Problem to work on: Find the number of lines below in which the word "chart" appears, and write that number only.

Supplied material:
....

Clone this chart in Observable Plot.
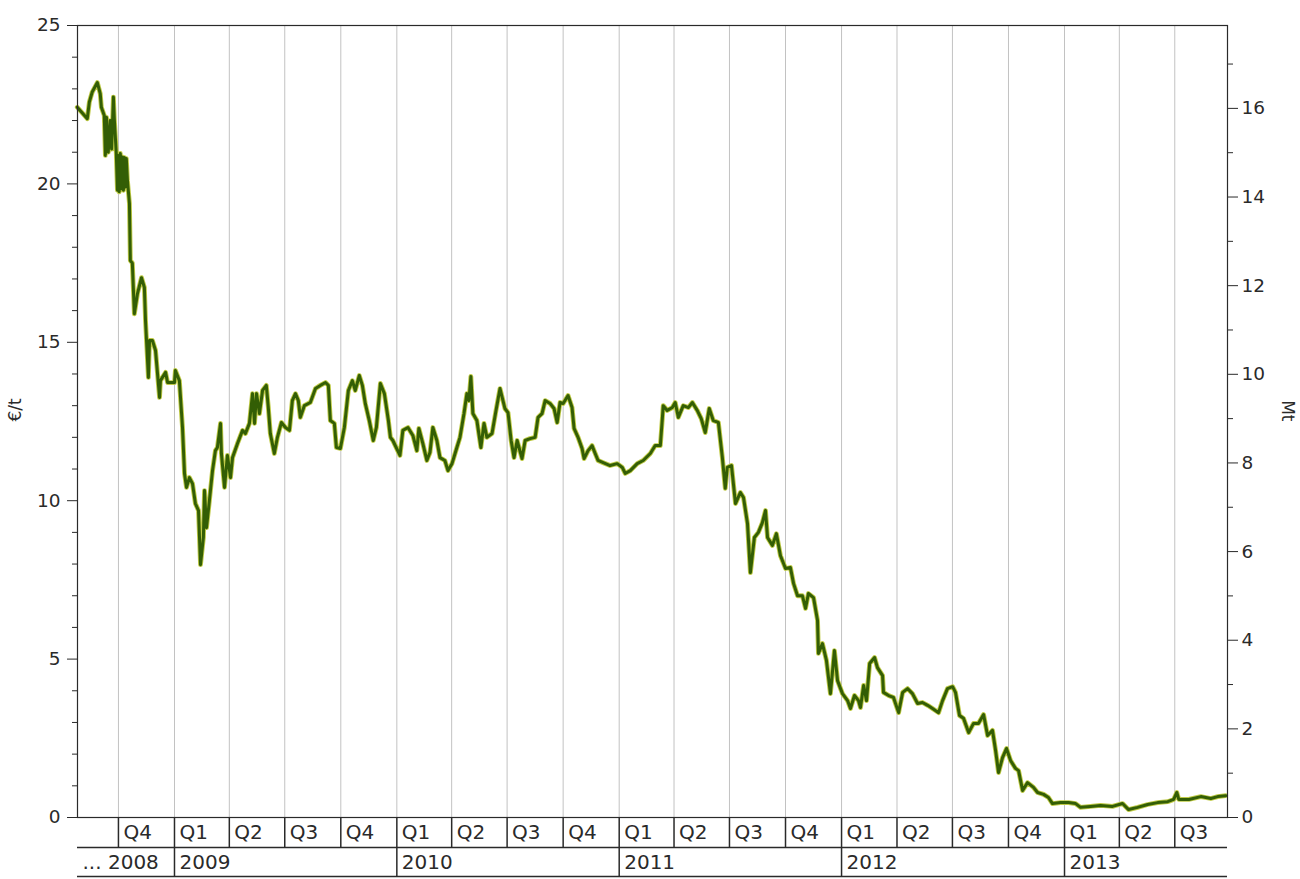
<!DOCTYPE html>
<html>
<head>
<meta charset="utf-8">
<script src="https://cdn.jsdelivr.net/npm/d3@7"></script>
<script src="https://cdn.jsdelivr.net/npm/@observablehq/plot@0.6"></script>
<style>
  html, body { margin: 0; padding: 0; background: #fff; }
  #chart svg { display: block; }
</style>
</head>
<body>
<div id="chart"></div>
<script>
// Time (decimal years) and price (€/t)
const years = [
2008.564,2008.609,2008.618,2008.631,2008.654,2008.667,2008.672,2008.685,2008.690,2008.695,
2008.703,2008.712,2008.718,2008.726,2008.730,2008.739,2008.744,2008.748,2008.752,2008.757,
2008.762,2008.766,2008.771,2008.775,2008.780,2008.784,2008.789,
2008.798,2008.802,2008.811,2008.820,2008.834,2008.852,2008.865,2008.870,2008.883,2008.888,
2008.901,2008.915,2008.933,2008.937,2008.960,2008.969,2009.000,2009.004,2009.022,2009.036,
2009.045,2009.054,2009.067,2009.081,2009.094,2009.108,2009.117,2009.130,2009.135,2009.144,
2009.157,2009.171,2009.184,2009.193,2009.207,2009.211,2009.225,2009.238,2009.252,2009.261,
2009.283,2009.306,2009.319,2009.337,2009.351,2009.360,2009.369,2009.382,2009.396,2009.413,
2009.422,2009.431,2009.449,2009.463,2009.481,2009.499,2009.517,2009.530,2009.544,2009.557,
2009.566,2009.584,2009.611,2009.634,2009.656,2009.679,2009.692,2009.701,2009.719,2009.728,
2009.746,2009.764,2009.782,2009.800,2009.813,2009.831,2009.845,2009.858,2009.876,2009.894,
2009.908,2009.926,2009.944,2009.962,2009.971,2009.982,2010.014,2010.027,2010.050,2010.072,
2010.090,2010.099,2010.117,2010.135,2010.149,2010.162,2010.180,2010.194,2010.216,2010.230,
2010.248,2010.270,2010.284,2010.302,2010.315,2010.324,2010.333,2010.342,2010.360,2010.378,
2010.392,2010.405,2010.428,2010.446,2010.464,2010.486,2010.500,2010.514,2010.527,2010.541,
2010.563,2010.577,2010.599,2010.622,2010.635,2010.653,2010.667,2010.689,2010.707,2010.721,
2010.734,2010.748,2010.770,2010.788,2010.797,2010.815,2010.833,2010.842,2010.860,2010.878,
2010.892,2010.905,2010.928,2010.959,2010.991,2011.014,2011.027,2011.050,2011.081,2011.108,
2011.140,2011.162,2011.185,2011.194,2011.198,2011.216,2011.239,2011.252,2011.266,2011.288,
2011.311,2011.329,2011.351,2011.369,2011.387,2011.405,2011.423,2011.446,2011.464,2011.477,
2011.486,2011.505,2011.523,2011.545,2011.559,2011.577,2011.590,2011.608,2011.626,2011.644,
2011.658,2011.667,2011.689,2011.707,2011.725,2011.748,2011.770,2011.784,2011.802,2011.824,
2011.838,2011.851,2011.874,2011.892,2011.896,2011.914,2011.932,2011.950,2011.968,2011.982,
2012.004,2012.027,2012.040,2012.058,2012.076,2012.085,2012.099,2012.112,2012.126,2012.148,
2012.161,2012.184,2012.188,2012.211,2012.233,2012.256,2012.274,2012.296,2012.318,2012.341,
2012.363,2012.386,2012.408,2012.435,2012.453,2012.475,2012.498,2012.511,2012.529,2012.547,
2012.570,2012.592,2012.614,2012.637,2012.655,2012.677,2012.691,2012.704,2012.722,2012.740,
2012.758,2012.780,2012.794,2012.812,2012.834,2012.861,2012.879,2012.906,2012.928,2012.946,
2012.982,2013.018,2013.050,2013.072,2013.117,2013.162,2013.216,2013.261,2013.288,2013.329,
2013.374,2013.419,2013.464,2013.491,2013.505,2013.514,2013.559,2013.613,2013.658,2013.689,
2013.725
];
const price = [
22.42,22.06,22.58,22.90,23.20,22.85,22.42,22.16,20.90,22.10,
21.00,22.00,21.10,22.74,22.06,20.96,19.80,20.90,19.75,20.96,
19.85,20.85,19.80,20.83,19.90,20.80,20.10,
19.38,17.58,17.50,15.90,16.54,17.04,16.73,15.69,13.89,15.06,
15.06,14.74,13.26,13.79,14.05,13.73,13.73,14.11,13.79,12.31,
10.86,10.42,10.73,10.54,9.91,9.69,7.98,8.84,10.32,9.15,
10.00,10.95,11.58,11.68,12.44,11.49,10.42,11.43,10.73,11.36,
11.80,12.22,12.12,12.44,13.38,12.44,13.38,12.75,13.48,13.64,
12.94,12.12,11.49,12.00,12.47,12.31,12.22,13.16,13.38,13.16,
12.63,13.00,13.10,13.54,13.64,13.73,13.64,12.53,12.44,11.68,
11.65,12.31,13.48,13.79,13.48,13.95,13.64,13.07,12.53,11.90,
12.31,13.70,13.38,12.53,12.00,11.90,11.43,12.22,12.31,12.06,
11.58,12.28,11.80,11.27,11.52,12.31,11.90,11.36,11.27,10.95,
11.17,11.68,12.00,12.75,13.38,13.16,13.92,12.75,12.53,11.68,
12.44,12.00,12.12,12.85,13.54,12.91,12.78,11.90,11.36,11.90,
11.33,11.90,11.96,12.00,12.63,12.75,13.16,13.07,12.91,12.47,
13.10,13.07,13.32,12.94,12.28,12.00,11.65,11.33,11.58,11.74,
11.49,11.27,11.20,11.11,11.17,11.05,10.86,10.95,11.17,11.27,
11.49,11.74,11.74,12.59,13.00,12.85,12.94,13.10,12.63,13.00,
12.94,13.10,12.85,12.59,12.15,12.91,12.53,12.47,11.36,10.39,
11.05,11.11,9.91,10.26,10.10,9.28,7.73,8.84,9.00,9.31,
9.69,8.84,8.59,8.96,8.27,7.86,7.89,7.39,7.00,7.00,
6.60,7.07,6.94,6.22,5.18,5.49,4.96,3.91,5.27,4.32,
3.91,3.69,3.44,3.85,3.69,3.47,4.17,3.69,4.86,5.05,
4.73,4.48,3.95,3.85,3.79,3.31,3.95,4.07,3.91,3.60,
3.63,3.54,3.44,3.31,3.69,4.07,4.13,3.95,3.22,3.13,
2.68,2.97,2.97,3.25,2.59,2.75,2.11,1.42,1.89,2.18,
1.80,1.55,1.48,0.85,1.10,0.95,0.79,0.73,0.63,0.44,
0.47,0.47,0.44,0.32,0.35,0.38,0.35,0.44,0.25,0.32,
0.41,0.47,0.50,0.57,0.79,0.57,0.57,0.66,0.60,0.66,
0.69
];

// Axis ticks and labels
const leftTicks = [0, 5, 10, 15, 20, 25];
const leftMinorTicks = [1,2,3,4,6,7,8,9,11,12,13,14,16,17,18,19,21,22,23,24];
const rightTicks = [0, 2, 4, 6, 8, 10, 12, 14, 16];
const rightMinorTicks = [1, 3, 5, 7, 9, 11, 13, 15, 17];
const rightMax = 17.87;          // Mt value at top of the right axis
const leftMax = 25;
const quarterStarts = ["2008-10-01","2009-01-01","2009-04-01","2009-07-01","2009-10-01",
  "2010-01-01","2010-04-01","2010-07-01","2010-10-01","2011-01-01","2011-04-01","2011-07-01",
  "2011-10-01","2012-01-01","2012-04-01","2012-07-01","2012-10-01","2013-01-01","2013-04-01","2013-07-01"];
const quarterLabels = ["Q4","Q1","Q2","Q3","Q4","Q1","Q2","Q3","Q4","Q1","Q2","Q3","Q4",
  "Q1","Q2","Q3","Q4","Q1","Q2","Q3"];
const yearStarts = ["2009-01-01","2010-01-01","2011-01-01","2012-01-01","2013-01-01"];
const yearLabels = ["... 2008","2009","2010","2011","2012","2013"];
const domainStart = 2008.565, domainEnd = 2013.733;

function toDate(y) {
  const Y = Math.floor(y);
  const a = Date.UTC(Y, 0, 1), b = Date.UTC(Y + 1, 0, 1);
  return new Date(a + (y - Y) * (b - a));
}
const data = years.map((y, i) => ({date: toDate(y), price: price[i]}));
const quarters = quarterStarts.map((s, i) => ({date: new Date(s), label: quarterLabels[i]}));
const yearRows = [{date: toDate(domainStart), label: yearLabels[0]}]
  .concat(yearStarts.map((s, i) => ({date: new Date(s), label: yearLabels[i + 1]})));

const ink = "#2a2a2a";
const font = "DejaVu Sans, Verdana, sans-serif";
const toLeft = v => v * leftMax / rightMax;

const chart = Plot.plot({
  width: 1300,
  height: 879,
  marginLeft: 77,
  marginRight: 73,
  marginTop: 25,
  marginBottom: 62,
  style: {fontFamily: font, background: "#fff", color: ink},
  x: {type: "utc", domain: [toDate(domainStart), toDate(domainEnd)], axis: null},
  y: {domain: [0, leftMax]},
  marks: [
    Plot.ruleX(quarters, {x: "date", stroke: "#c2c2c2", strokeWidth: 1}),
    // left axis
    Plot.axisY(leftTicks, {anchor: "left", tickSize: 10, tickPadding: 7, fontSize: 18.5, label: null, stroke: ink, fill: ink}),
    Plot.axisY(leftMinorTicks, {anchor: "left", tickSize: 5, tickFormat: () => "", label: null, stroke: ink}),
    // right axis (Mt)
    Plot.axisY(rightTicks.map(toLeft), {anchor: "right", tickSize: 10, tickPadding: 4, fontSize: 18.5, label: null, stroke: ink, fill: ink,
      tickFormat: d => String(Math.round(d * rightMax / leftMax))}),
    Plot.axisY(rightMinorTicks.map(toLeft), {anchor: "right", tickSize: 5, tickFormat: () => "", label: null, stroke: ink}),
    Plot.text(["€/t"], {frameAnchor: "left", dx: -62, rotate: -90, fontSize: 17, fill: ink}),
    Plot.text(["Mt"], {frameAnchor: "right", dx: 60, rotate: 90, fontSize: 17, fill: ink}),
    // price line
    Plot.line(data, {x: "date", y: "price", stroke: "#bfca46", strokeWidth: 4.8, strokeLinejoin: "round", curve: "linear"}),
    Plot.line(data, {x: "date", y: "price", stroke: "#335e05", strokeWidth: 3, strokeLinejoin: "round", curve: "linear"}),
    Plot.frame({stroke: ink, strokeWidth: 1.2}),
    // bottom quarter / year rows
    Plot.ruleX(quarters, {x: "date", y1: 0, y2: 0, insetBottom: -30, stroke: ink, strokeWidth: 1.5}),
    Plot.ruleY([0], {dy: 30, stroke: ink, strokeWidth: 1.5}),
    Plot.ruleX(yearRows.slice(1), {x: "date", y1: 0, y2: 0, insetTop: 30, insetBottom: -59, stroke: ink, strokeWidth: 1.5}),
    Plot.ruleY([0], {dy: 59, stroke: ink, strokeWidth: 1.5}),
    Plot.text(quarters, {x: "date", y: 0, text: "label", textAnchor: "start", dx: 5, dy: 15, fontSize: 20, fill: ink}),
    Plot.text(yearRows, {x: "date", y: 0, text: "label", textAnchor: "start", dx: 5, dy: 45, fontSize: 20, fill: ink})
  ]
});
document.getElementById("chart").appendChild(chart);
</script>
</body>
</html>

....

Response to the exercise: 5